1. Avoid generic positive affirmations.
Positive affirmations are like empty calories. You can tell yourself you’re great but if you don’t really believe it, your mind will reject the affirmation and make you feel worse as a result. Affirmations only work when they fall within the range of believability, and for people with low self-esteem, they usually don't.
2. Identify areas of authentic strength or competency.

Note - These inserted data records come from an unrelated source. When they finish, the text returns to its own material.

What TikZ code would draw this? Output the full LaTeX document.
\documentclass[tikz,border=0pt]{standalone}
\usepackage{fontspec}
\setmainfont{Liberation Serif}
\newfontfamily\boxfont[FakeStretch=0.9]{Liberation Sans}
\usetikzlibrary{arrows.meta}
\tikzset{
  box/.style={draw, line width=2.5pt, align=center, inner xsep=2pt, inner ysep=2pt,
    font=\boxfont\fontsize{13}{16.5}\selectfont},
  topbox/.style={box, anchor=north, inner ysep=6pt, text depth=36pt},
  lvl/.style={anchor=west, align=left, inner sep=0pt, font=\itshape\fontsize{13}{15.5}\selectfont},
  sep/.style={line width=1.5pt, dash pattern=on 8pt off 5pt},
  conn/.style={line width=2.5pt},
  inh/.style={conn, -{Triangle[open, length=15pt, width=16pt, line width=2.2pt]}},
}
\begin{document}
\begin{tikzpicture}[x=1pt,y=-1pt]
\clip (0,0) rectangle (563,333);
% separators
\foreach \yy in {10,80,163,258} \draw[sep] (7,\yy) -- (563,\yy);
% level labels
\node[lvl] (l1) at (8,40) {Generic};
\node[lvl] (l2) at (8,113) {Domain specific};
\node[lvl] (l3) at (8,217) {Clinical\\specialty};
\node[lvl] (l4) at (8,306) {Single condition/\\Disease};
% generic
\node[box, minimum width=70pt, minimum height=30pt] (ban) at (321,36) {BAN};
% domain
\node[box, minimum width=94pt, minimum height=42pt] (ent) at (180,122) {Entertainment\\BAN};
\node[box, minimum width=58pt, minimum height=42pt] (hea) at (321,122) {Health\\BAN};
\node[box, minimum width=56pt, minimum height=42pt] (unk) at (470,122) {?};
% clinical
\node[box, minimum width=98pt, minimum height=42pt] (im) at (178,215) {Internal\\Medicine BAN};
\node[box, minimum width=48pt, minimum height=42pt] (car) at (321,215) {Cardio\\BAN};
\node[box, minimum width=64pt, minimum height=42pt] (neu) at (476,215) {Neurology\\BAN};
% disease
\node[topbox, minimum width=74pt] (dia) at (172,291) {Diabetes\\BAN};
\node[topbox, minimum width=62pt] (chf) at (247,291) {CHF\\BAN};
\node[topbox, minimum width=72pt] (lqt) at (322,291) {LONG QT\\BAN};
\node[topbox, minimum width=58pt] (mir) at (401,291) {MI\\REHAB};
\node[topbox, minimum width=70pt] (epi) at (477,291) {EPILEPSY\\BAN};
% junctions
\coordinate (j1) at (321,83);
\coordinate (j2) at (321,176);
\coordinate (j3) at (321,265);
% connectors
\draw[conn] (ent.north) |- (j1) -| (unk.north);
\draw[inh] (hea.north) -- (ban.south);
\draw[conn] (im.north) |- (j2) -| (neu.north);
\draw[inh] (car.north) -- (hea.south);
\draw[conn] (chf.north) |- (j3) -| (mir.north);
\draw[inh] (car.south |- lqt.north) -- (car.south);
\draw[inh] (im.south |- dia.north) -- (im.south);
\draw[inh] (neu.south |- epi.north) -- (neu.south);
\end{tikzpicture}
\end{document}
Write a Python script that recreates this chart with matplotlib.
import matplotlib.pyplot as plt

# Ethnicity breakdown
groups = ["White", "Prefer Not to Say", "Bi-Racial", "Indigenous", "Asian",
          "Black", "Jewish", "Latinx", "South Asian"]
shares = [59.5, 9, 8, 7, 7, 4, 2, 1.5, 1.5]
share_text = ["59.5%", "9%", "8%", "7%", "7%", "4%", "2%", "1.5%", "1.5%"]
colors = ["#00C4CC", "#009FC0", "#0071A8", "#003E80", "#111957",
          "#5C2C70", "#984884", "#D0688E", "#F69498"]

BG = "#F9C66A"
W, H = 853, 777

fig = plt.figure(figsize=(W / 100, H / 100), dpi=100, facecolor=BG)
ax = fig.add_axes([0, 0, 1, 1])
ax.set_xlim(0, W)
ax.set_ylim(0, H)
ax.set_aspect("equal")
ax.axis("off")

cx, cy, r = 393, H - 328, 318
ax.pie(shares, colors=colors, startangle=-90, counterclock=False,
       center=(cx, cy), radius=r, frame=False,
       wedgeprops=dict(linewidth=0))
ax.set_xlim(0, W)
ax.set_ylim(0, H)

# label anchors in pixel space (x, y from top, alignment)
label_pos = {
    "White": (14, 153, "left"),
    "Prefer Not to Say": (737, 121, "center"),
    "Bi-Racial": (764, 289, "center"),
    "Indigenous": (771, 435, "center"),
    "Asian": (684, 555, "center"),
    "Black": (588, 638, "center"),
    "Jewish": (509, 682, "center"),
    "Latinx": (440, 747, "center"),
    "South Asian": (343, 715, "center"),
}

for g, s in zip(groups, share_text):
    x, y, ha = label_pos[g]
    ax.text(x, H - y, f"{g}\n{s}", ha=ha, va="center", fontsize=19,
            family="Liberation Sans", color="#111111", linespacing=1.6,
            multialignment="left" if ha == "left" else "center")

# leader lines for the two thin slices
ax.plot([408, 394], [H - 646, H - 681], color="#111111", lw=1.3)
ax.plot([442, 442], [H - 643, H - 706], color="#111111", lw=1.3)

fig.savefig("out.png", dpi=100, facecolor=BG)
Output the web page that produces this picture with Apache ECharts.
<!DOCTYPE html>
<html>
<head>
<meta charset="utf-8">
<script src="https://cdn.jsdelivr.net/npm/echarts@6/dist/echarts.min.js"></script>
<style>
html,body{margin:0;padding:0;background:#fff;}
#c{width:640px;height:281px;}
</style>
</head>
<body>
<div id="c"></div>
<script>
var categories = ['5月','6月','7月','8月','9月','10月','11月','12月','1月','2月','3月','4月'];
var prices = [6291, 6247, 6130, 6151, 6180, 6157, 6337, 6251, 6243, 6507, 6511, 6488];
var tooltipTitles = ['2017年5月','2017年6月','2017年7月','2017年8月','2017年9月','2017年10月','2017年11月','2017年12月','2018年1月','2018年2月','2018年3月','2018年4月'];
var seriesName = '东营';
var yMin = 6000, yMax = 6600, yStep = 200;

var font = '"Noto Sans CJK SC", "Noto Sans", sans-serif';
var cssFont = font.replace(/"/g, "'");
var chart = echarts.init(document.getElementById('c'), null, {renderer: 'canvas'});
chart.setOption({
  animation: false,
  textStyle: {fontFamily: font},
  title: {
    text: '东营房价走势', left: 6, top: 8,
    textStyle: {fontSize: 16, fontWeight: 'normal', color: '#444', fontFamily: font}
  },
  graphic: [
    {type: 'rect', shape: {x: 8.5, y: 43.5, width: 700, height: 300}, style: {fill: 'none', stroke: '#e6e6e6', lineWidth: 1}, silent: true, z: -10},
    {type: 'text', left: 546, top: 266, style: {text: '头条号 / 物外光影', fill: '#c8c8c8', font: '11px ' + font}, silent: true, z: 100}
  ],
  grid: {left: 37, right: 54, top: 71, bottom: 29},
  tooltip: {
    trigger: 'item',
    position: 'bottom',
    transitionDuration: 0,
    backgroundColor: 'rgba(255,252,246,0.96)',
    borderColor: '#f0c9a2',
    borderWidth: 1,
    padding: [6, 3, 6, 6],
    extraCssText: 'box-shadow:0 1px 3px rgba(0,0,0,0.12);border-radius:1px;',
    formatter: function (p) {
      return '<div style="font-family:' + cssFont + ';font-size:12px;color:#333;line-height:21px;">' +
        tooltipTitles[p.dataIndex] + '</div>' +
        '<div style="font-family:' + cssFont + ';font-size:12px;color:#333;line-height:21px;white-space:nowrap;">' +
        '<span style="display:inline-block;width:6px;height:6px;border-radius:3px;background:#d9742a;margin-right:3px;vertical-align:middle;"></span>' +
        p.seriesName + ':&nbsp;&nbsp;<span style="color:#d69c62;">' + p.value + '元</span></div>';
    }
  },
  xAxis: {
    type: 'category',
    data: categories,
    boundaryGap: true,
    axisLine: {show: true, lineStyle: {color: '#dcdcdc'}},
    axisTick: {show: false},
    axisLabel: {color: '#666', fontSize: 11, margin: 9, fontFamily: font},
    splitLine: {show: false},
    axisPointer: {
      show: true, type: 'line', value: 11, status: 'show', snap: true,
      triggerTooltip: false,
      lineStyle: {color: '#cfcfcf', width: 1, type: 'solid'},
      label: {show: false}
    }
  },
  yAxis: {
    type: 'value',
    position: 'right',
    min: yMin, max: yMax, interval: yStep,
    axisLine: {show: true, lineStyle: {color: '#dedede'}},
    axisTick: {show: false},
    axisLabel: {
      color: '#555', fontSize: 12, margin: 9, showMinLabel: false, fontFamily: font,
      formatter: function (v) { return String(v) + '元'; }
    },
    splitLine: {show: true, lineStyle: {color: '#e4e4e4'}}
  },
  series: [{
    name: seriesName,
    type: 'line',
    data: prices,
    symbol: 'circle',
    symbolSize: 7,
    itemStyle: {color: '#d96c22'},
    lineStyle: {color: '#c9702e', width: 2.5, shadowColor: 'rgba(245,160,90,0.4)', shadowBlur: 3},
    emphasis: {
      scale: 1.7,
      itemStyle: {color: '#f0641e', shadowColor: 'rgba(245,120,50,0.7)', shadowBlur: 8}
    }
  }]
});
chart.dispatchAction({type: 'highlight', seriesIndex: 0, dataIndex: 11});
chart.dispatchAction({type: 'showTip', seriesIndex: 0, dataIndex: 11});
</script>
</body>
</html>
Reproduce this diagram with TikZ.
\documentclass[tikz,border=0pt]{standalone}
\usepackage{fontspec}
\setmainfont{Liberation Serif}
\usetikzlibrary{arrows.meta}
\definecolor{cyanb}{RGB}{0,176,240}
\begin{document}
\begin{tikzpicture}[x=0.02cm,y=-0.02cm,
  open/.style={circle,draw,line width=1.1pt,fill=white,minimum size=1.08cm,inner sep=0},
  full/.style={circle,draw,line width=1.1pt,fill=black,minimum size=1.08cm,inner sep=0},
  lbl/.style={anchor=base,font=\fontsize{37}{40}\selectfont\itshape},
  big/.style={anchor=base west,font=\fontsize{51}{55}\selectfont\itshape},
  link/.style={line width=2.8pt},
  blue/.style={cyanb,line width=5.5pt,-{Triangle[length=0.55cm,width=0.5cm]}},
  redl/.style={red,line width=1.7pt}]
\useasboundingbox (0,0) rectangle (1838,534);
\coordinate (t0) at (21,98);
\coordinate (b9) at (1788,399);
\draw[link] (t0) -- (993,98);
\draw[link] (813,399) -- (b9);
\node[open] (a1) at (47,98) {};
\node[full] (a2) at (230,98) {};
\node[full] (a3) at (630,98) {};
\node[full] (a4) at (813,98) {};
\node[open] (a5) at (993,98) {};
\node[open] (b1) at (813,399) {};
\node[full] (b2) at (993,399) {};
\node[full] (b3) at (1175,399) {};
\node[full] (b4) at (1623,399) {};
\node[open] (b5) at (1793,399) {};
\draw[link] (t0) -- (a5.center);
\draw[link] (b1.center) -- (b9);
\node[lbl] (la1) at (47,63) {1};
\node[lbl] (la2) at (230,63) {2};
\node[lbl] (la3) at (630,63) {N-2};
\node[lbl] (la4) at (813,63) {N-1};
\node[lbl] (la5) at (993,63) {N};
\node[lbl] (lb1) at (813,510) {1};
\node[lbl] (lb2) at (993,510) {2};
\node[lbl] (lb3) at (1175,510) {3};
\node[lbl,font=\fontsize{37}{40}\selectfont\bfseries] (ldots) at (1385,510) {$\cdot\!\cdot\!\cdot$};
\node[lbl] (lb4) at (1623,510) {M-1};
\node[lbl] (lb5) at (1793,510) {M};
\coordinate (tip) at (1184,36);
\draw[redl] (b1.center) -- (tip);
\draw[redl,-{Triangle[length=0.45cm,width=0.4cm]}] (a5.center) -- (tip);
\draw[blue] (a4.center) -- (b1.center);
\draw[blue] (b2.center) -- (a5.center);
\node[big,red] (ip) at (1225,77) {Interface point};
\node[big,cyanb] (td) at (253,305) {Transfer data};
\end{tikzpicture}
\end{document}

To begin building your self-esteem, you have to identify what you’re good at, what you do well, or what you do that other people appreciate. It can be something small, a single small step in the right direction, but it is has to be something. If John were a champion video game player, that could have done the trick. But he wasn’t that dedicated. As a result, the hours he spent playing did not provide his self-esteem any emotional nourishment.
3. Demonstrate ability.
Once you’ve identified an area of strength, find ways to demonstrate it. If you’re a good bowler, join a bowling league. If you’re a good writer, post an essay to a blog. If you’re a good planner, organize the family reunion. Engage in the things you do well.
4. Learn to tolerate positive feedback.
When our self-esteem is low we become resistant to compliments. (See Why Some People Hate Compliments.) Work on accepting compliments graciously (a simple "thank you" is sufficient). Hard as it might feel to do so, especially at first, being able to receive compliments is very important for those seeking to nourish their self-esteem.